The shift also has to do with who Biden’s long-standing alarm over his party’s alienation from working- and middle-class voters and an unease with the Reagan-era economic consensus that hovered over Democratic administrations.
“When I worked for him as vice president,” Sullivan told me, “he would frequently talk to me about his underlying discomfort with some of the prevailing economic assumptions, both with respect to trade and domestic investment.” The confidence Biden and his lieutenants have in the new path is reflected in their eagerness to tout it as “Bidenomics.”
Biden wants to show that his signature policies on technology, climate action and infrastructure are working. In Chicago he stressed they are producing well-paying jobs for those who have been on the short end of economic growth: Americans without college degrees and those living in places with “hollowed out” economies.
The address was part of a campaign to counter economic unease that has left Biden with middling approval ratings despite historic job creation. A recent Treasury Department report touted “a striking surge in construction spending for manufacturing facilities,” which has doubled since the end of 2021.

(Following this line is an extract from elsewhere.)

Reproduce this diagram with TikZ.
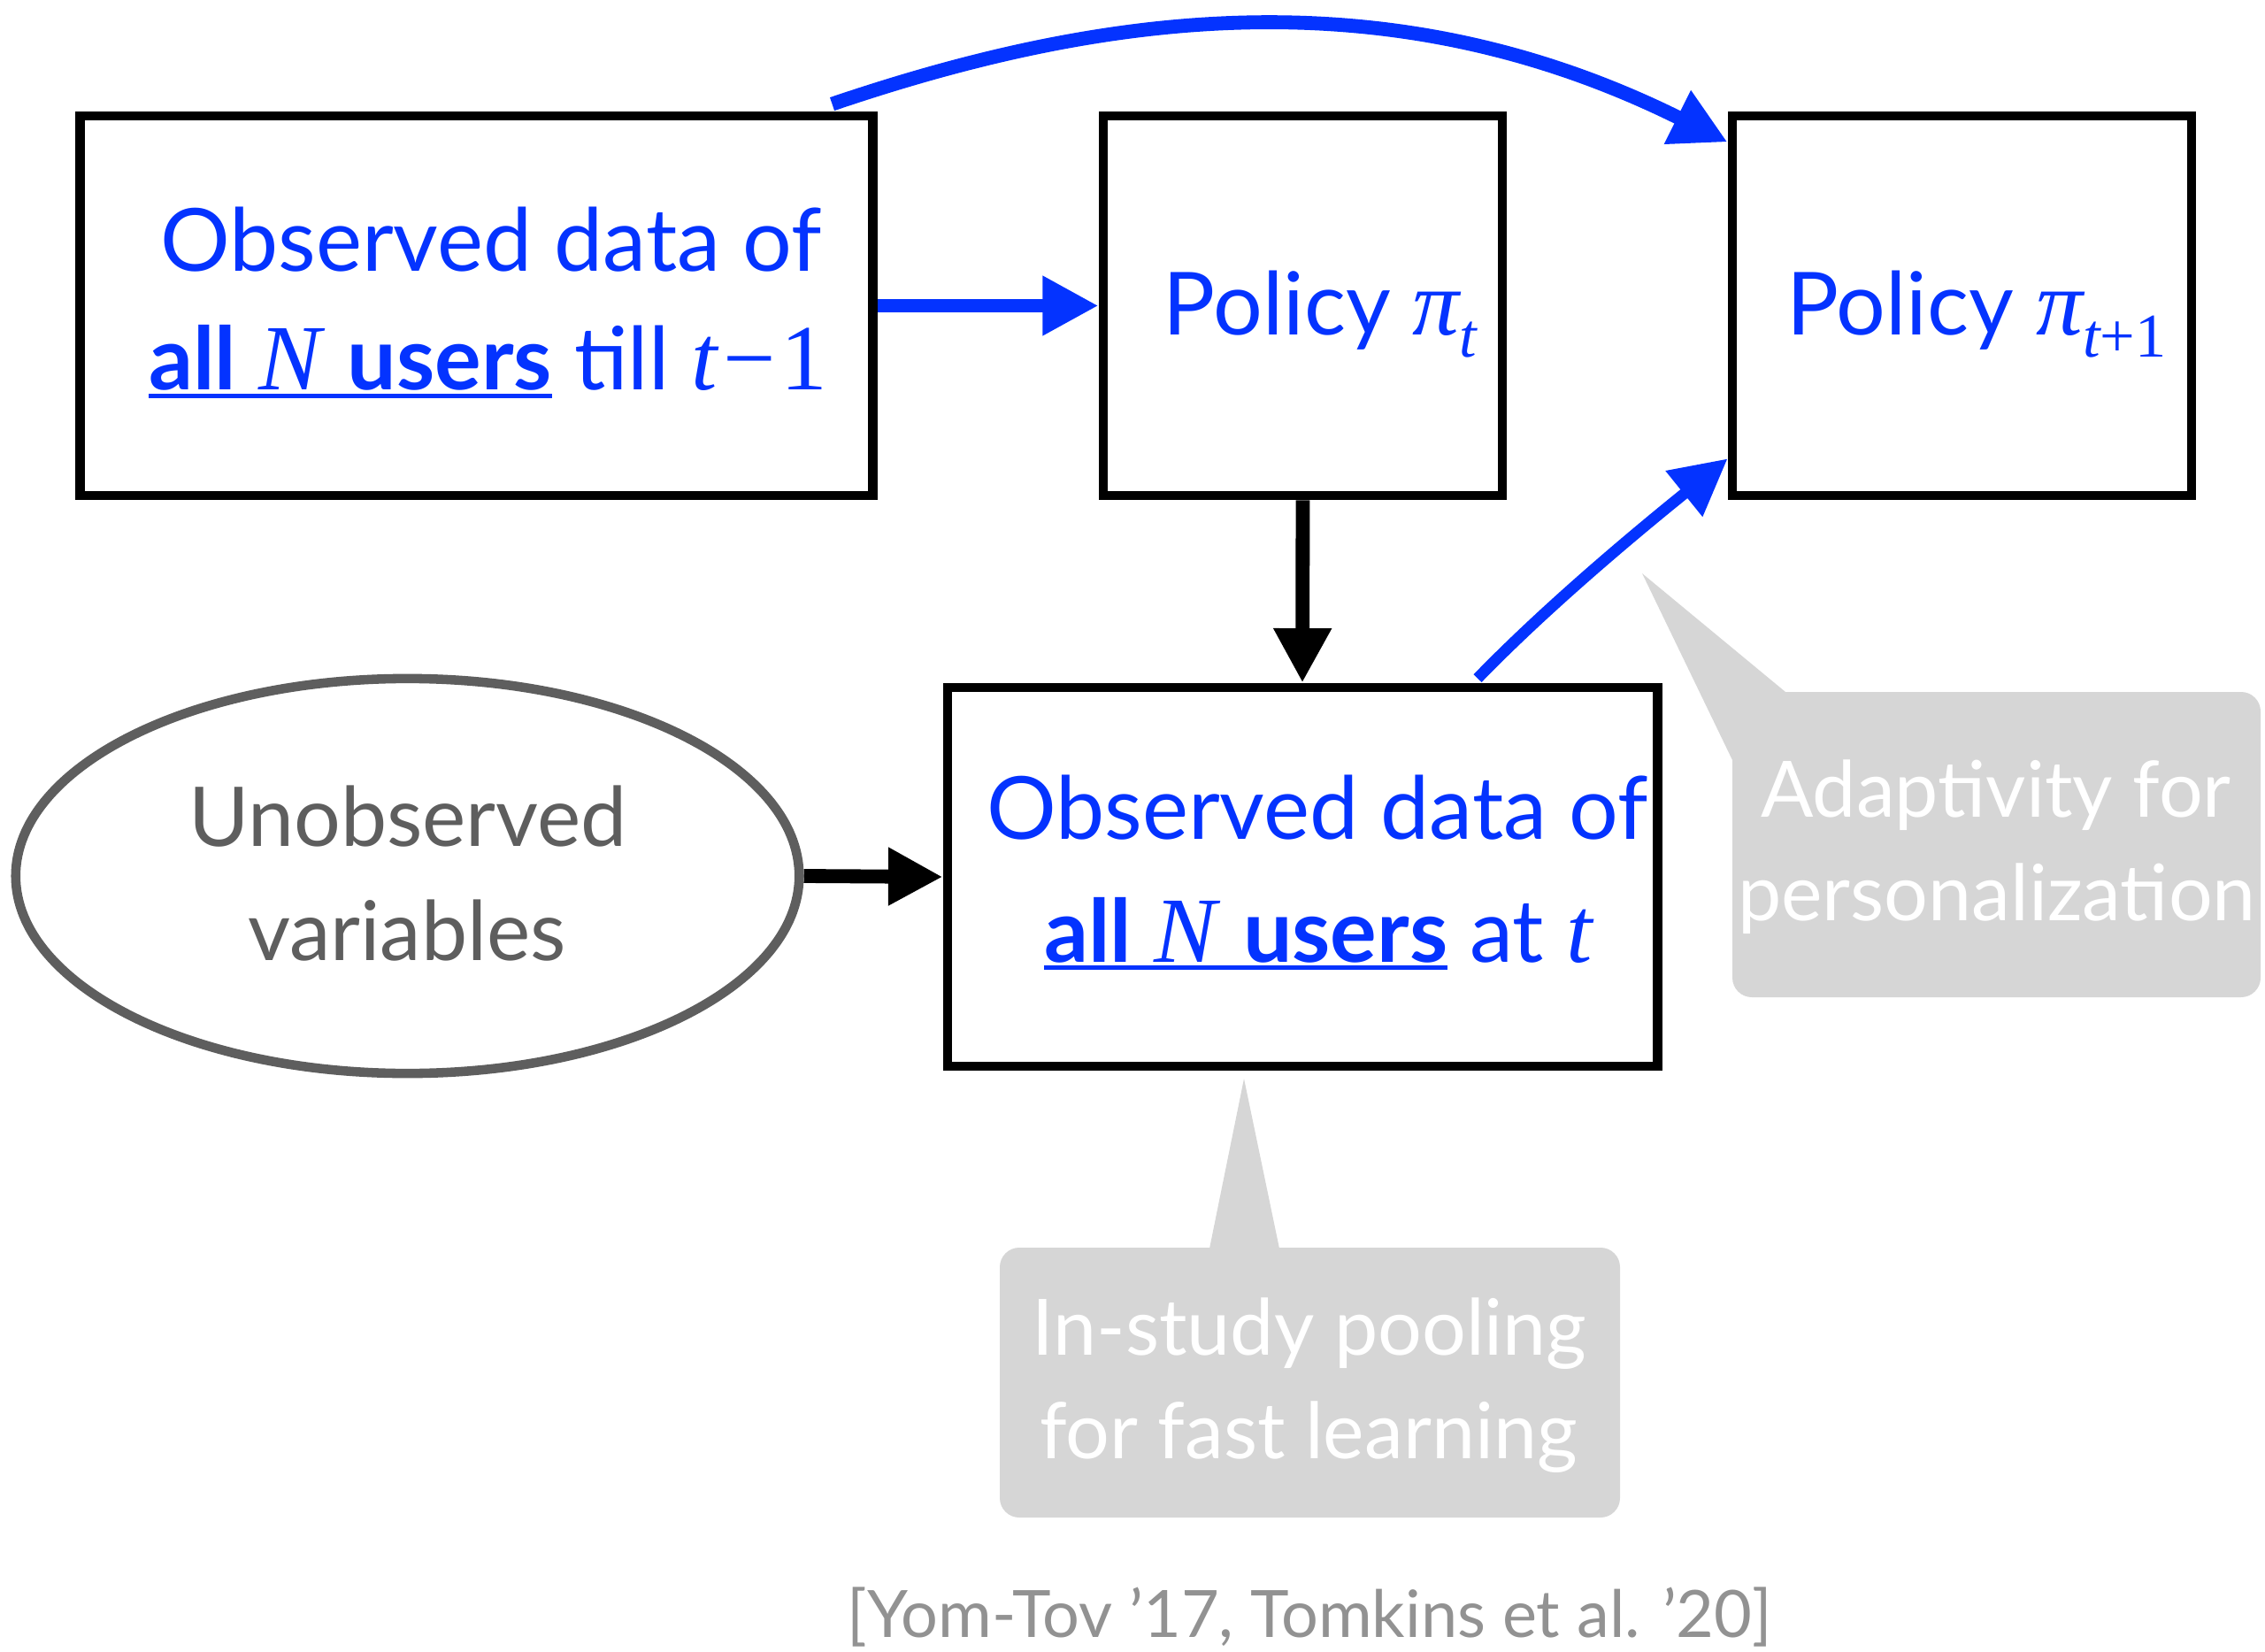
\documentclass[tikz,border=0pt]{standalone}
\usepackage{fontspec}
\setmainfont{Lato}
\newfontfamily\tms{Liberation Serif}
\usetikzlibrary{arrows.meta,shapes.geometric,calc}
\definecolor{kblue}{RGB}{4,51,255}
\definecolor{kgray}{RGB}{94,94,94}
\definecolor{callfill}{RGB}{214,214,214}
\definecolor{citegray}{RGB}{146,146,146}
\newcommand\mi[1]{{\tms\itshape\fontsize{30}{30}\selectfont #1}}
\newcommand\mup[1]{{\tms\fontsize{30}{30}\selectfont #1}}
\newcommand\myul[1]{\setbox0\hbox{#1}\rlap{\rule[-2.6pt]{\wd0}{1.4pt}}\box0\relax}
\newcommand\subx[1]{\raisebox{-7pt}{\tms\fontsize{20}{20}\selectfont #1}}
\begin{document}
\begin{tikzpicture}[x=0.01cm,y=-0.01cm,
  box/.style={draw=black,line width=3pt,rectangle,inner sep=0pt,fill=white},
  oval/.style={draw=kgray,line width=3pt,ellipse,inner sep=0pt,fill=white},
  maintxt/.style={text=kblue,font=\fontsize{28}{34}\selectfont,anchor=base,inner sep=0pt},
  graytxt/.style={text=kgray,font=\fontsize{26.5}{32}\selectfont,anchor=base,inner sep=0pt},
  calltxt/.style={text=white,font=\fontsize{25}{30}\selectfont,anchor=base,inner sep=0pt},
  citetxt/.style={text=citegray,font=\fontsize{21}{26}\selectfont,anchor=base,inner sep=0pt},
  barrow/.style={draw=kblue,line width=4.5pt,-{Triangle[length=18pt,width=18pt]}},
  barrowthin/.style={draw=kblue,line width=3.6pt,-{Triangle[length=18pt,width=18pt]}},
  karrow/.style={draw=black,line width=4.5pt,-{Triangle[length=17.5pt,width=17.5pt]}},
  callout/.style={fill=callfill,draw=none}
]
\useasboundingbox (0,0) rectangle (2560,1867);

% callout backgrounds
\fill[callout, rounded corners=0.22cm] (1958,782) rectangle (2555,1127);
\fill[callout] (1856,648) -- (2018,782) -- (2018,800) -- (1958,859) -- cycle;
\fill[callout, rounded corners=0.22cm] (1130,1410) rectangle (1831,1715);
\fill[callout] (1406,1219) -- (1446,1411) -- (1446,1420) -- (1367,1420) -- (1367,1411) -- cycle;

% boxes
\node[box, minimum width=8.95cm, minimum height=4.29cm] (A) at (538.5,345.5) {};
\node[box, minimum width=4.51cm, minimum height=4.29cm] (B) at (1472.5,345.5) {};
\node[box, minimum width=5.19cm, minimum height=4.29cm] (C) at (2217.5,345.5) {};
\node[box, minimum width=8.02cm, minimum height=4.28cm] (D) at (1472,991) {};
\node[oval, minimum width=8.85cm, minimum height=4.46cm] (E) at (460.5,990) {};

% texts
\node[maintxt] (a1) at (555,307) {Observed data of};
\node[maintxt] (a2) at (552,441) {\myul{\textbf{all} \mi{N} \textbf{users}} till \mi{t}\mup{\hspace{0.06em}−\hspace{0.06em}1}};
\node[maintxt] (b1) at (1492,379) {Policy \mi{π}\subx{\itshape t}};
\node[maintxt] (c1) at (2234,379) {Policy \mi{π}\subx{\itshape t\upshape +1}};
\node[maintxt] (d1) at (1489,948) {Observed data of};
\node[maintxt] (d2) at (1490,1087) {\myul{\textbf{all} \mi{N} \textbf{users}} at \mi{t}};
\node[graytxt] (e1) at (461,956) {Unobserved};
\node[graytxt] (e2) at (460,1085) {variables};
\node[calltxt] (p1) at (2256,923) {Adaptivity for};
\node[calltxt] (p2) at (2257,1040) {personalization};
\node[calltxt] (q1) at (1480,1531) {In-study pooling};
\node[calltxt] (q2) at (1479,1648) {for fast learning};
\node[citetxt] (cite) at (1480,1850) {[Yom-Tov ’17, Tomkins et al. ’20]};

% connectors
\coordinate (s1) at ($(A.north east)+(-51,-8)$);
\coordinate (t1) at ($(C.north west)+(0,35)$);
\coordinate (s2) at ($(D.north)+(198,-5)$);
\coordinate (t2) at ($(C.south west)+(0,-47)$);

\draw[barrow] (A.east) -- (B.west);
\draw[barrow] (s1) .. controls (1240,16) and (1565,-32) .. (t1);
\draw[barrowthin] (s2) .. controls (1753,681) and (1860,593) .. (t2);
\draw[karrow] (B.south) -- (D.north);
\draw[karrow] (E.east) -- (D.west);
\end{tikzpicture}
\end{document}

Bidenomics has gone global. One indicator is the exceptional and ongoing debate Sullivan’s speech provoked in proposing a new consensus to replace “a set of ideas that championed tax cutting and deregulation, privatization over public action and trade liberalization as an end in itself.” The old formulas, Sullivan argued, not only failed to address new problems; they didn’t work on their own terms.
“In the name of oversimplified market efficiency,” he said, “entire supply chains of strategic goods, along with the industries and jobs that made them, moved overseas.” The idea that freer trade “would help America export goods, not jobs and capacity, was a promise made but not kept.” He stressed the need for “a modern American industrial strategy” and the benefits of “moving beyond traditional trade deals to innovative new international economic partnerships.”
Sullivan advised Hillary Clinton’s 2016 campaign, and that election’s outcome provoked a long period of reflection on the anger he encountered throughout the country. “As I traveled across the United States on behalf of the campaign,” Sullivan wrote in Democracy Journal in 2018, “I was reminded again and again how the broken aspects of the American economy were not the inevitable product of disembodied forces like ‘globalization’; they were very much the product of policy choices shaped by decades of conditioning.”
Sullivan told me his speech “is really a description not just of my own journey on these issues” but also the journey of his generation responding to “the shortcomings of the previous approach.”
Can Bidenomics become an international template for the center-left as Reaganomics was for the center-right in the 1980s? Already, Biden’s climate policies have echoes in the approaches of Australian Prime Minister Anthony Albanese and British Labour Party leader Keir Starmer.
Biden is selling his program hard because he knows that the standing of Reaganomics was secured only after Reagan’s reelection. The same will be true of the word Biden first resisted and now holds high.